JAMES WARREN . The prisoner was in my service about five or six months—I missed a considerable number of things—I found these two pair of shoes at a pawnbroker's shop last Thursday—I do not know when they were missed—I am not able to say that they have never been sold—I do not think it at all likely—she admitted having received them of a boy in my employ, but who had left my service the week before—I found him, and took him to the station-house, and they did not think it sufficient evidence to detain him—the prisoner was then remanded until the following Tuesday, and then I found the boy—she and the boy were in my service at the same time.
JAMES WARREN re-examined. I think she left me on the 3rd of December—the boy was about fifteen years old—she stated that she gave him part of the money—she came occasionally to the shop—she worked as binder—she did not live in my house, nor did the boy—there is a private mark on the shoes.
NOT GUILTY .
JAMES WARREN . On Mr. Cole's further search, he found some other boots and shoes—these are them—they are my property—I have every reason to believe I had not sold them—I had not sold them to the prisoner.

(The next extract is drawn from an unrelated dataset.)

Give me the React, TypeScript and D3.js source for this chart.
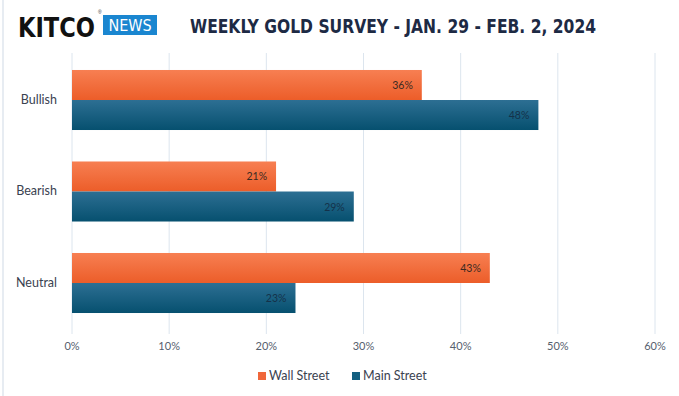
import React from "react";
import * as d3 from "d3";

const categories = ["Bullish", "Bearish", "Neutral"];
const seriesNames = ["Wall Street", "Main Street"];
const wallStreet = [36, 21, 43];
const mainStreet = [48, 29, 23];
const xTicks = [0, 10, 20, 30, 40, 50, 60];

const W = 679;
const H = 396;
const left = 72;
const right = 655;

const colors = {
  "Wall Street": { top: "#f77f52", bottom: "#ec5d29", swatch: "#f0673a" },
  "Main Street": { top: "#2d6f93", bottom: "#06506f", swatch: "#135f80" },
};

export default function App() {
  const x = d3.scaleLinear().domain([0, 60]).range([left, right]);
  const y = d3
    .scaleBand()
    .domain(categories)
    .range([54.25, 328.75])
    .paddingInner(0.344)
    .paddingOuter(0.172);
  const sub = d3.scaleBand().domain(seriesNames).range([0, y.bandwidth()]);

  const rows = categories.map((c, i) => ({
    cat: c,
    values: [
      { name: "Wall Street", v: wallStreet[i] },
      { name: "Main Street", v: mainStreet[i] },
    ],
  }));

  const font = "'Liberation Sans Narrow', 'DejaVu Sans Condensed', 'Liberation Sans', sans-serif";
  const labelFont = "Lato, 'Open Sans', sans-serif";

  return (
    <svg
      width={W}
      height={H}
      style={{ position: "absolute", left: 0, top: 0, background: "#fff" }}
    >
      <defs>
        {seriesNames.map((s, i) => (
          <linearGradient key={s} id={`g${i}`} x1="0" y1="0" x2="0" y2="1">
            <stop offset="0%" stopColor={colors[s].top} />
            <stop offset="100%" stopColor={colors[s].bottom} />
          </linearGradient>
        ))}
      </defs>

      {/* faint left frame */}
      <line x1={3} x2={3} y1={0} y2={H} stroke="#dfe6ee" strokeWidth={1.5} />

      {/* logo */}
      <text
        x={18}
        y={37}
        fontFamily={font}
        fontWeight="bold"
        fontSize={26}
        fill="#111"
        textLength={77}
        lengthAdjust="spacingAndGlyphs"
      >
        KITCO
      </text>
      <text x={98} y={14} fontFamily="sans-serif" fontSize={5} fill="#333">®</text>
      <rect x={103} y={15} width={54} height={20} fill="#1a86d0" />
      <text
        x={130}
        y={31}
        textAnchor="middle"
        fontFamily={font}
        fontSize={16}
        fill="#fff"
      >
        NEWS
      </text>

      {/* title */}
      <text
        x={190}
        y={33}
        fontFamily={font}
        fontWeight="bold"
        fontSize={20}
        fill="#1d2a44"
        textLength={406}
        lengthAdjust="spacingAndGlyphs"
      >
        WEEKLY GOLD SURVEY - JAN. 29 - FEB. 2, 2024
      </text>

      {/* gridlines */}
      {xTicks.map((t) => (
        <g key={t}>
          <line x1={x(t)} x2={x(t)} y1={53} y2={334} stroke="#dce5ee" strokeWidth={1} />
          <text
            x={x(t)}
            y={350}
            textAnchor="middle"
            fontFamily={labelFont}
            fontSize={11}
            fill="#56606e"
          >
            {t}%
          </text>
        </g>
      ))}

      {/* bars */}
      {rows.map((r) => (
        <g key={r.cat} transform={`translate(0,${y(r.cat)})`}>
          <text
            x={57}
            y={y.bandwidth() / 2 + 4}
            textAnchor="end"
            fontFamily={labelFont}
            fontSize={12.5}
            fill="#3a4250"
          >
            {r.cat}
          </text>
          {r.values.map((d, j) => (
            <g key={d.name}>
              <rect
                x={x(0)}
                y={sub(d.name)}
                width={x(d.v) - x(0)}
                height={sub.bandwidth()}
                fill={`url(#g${j})`}
              />
              <text
                x={x(d.v) - 9}
                y={(sub(d.name) || 0) + sub.bandwidth() / 2 + 4}
                textAnchor="end"
                fontFamily={labelFont}
                fontSize={10.5}
                fill={j === 0 ? "#3a2a22" : "#14324a"}
              >
                {d.v}%
              </text>
            </g>
          ))}
        </g>
      ))}

      {/* legend */}
      <rect x={258} y={372} width={8} height={8} fill={colors["Wall Street"].swatch} />
      <text x={269} y={380} fontFamily={labelFont} fontSize={12.5} fill="#3a4250">
        Wall Street
      </text>
      <rect x={352} y={372} width={8} height={8} fill={colors["Main Street"].swatch} />
      <text x={363} y={380} fontFamily={labelFont} fontSize={12.5} fill="#3a4250">
        Main Street
      </text>
    </svg>
  );
}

Prisoner. I know nothing of the shoes.
Prisoner. You did not take in the boots of me. Witness. Yes I did.
JAMES WARREN re-examined. I have missed property to a considerable amount—the prisoner might have had access to the shop when no one was there—but I do not think she could have taken them out of the cases without some person seeing her.
NOT GUILTY .
ADJOURNED TO MONDAY, JANUARY 2, 1837.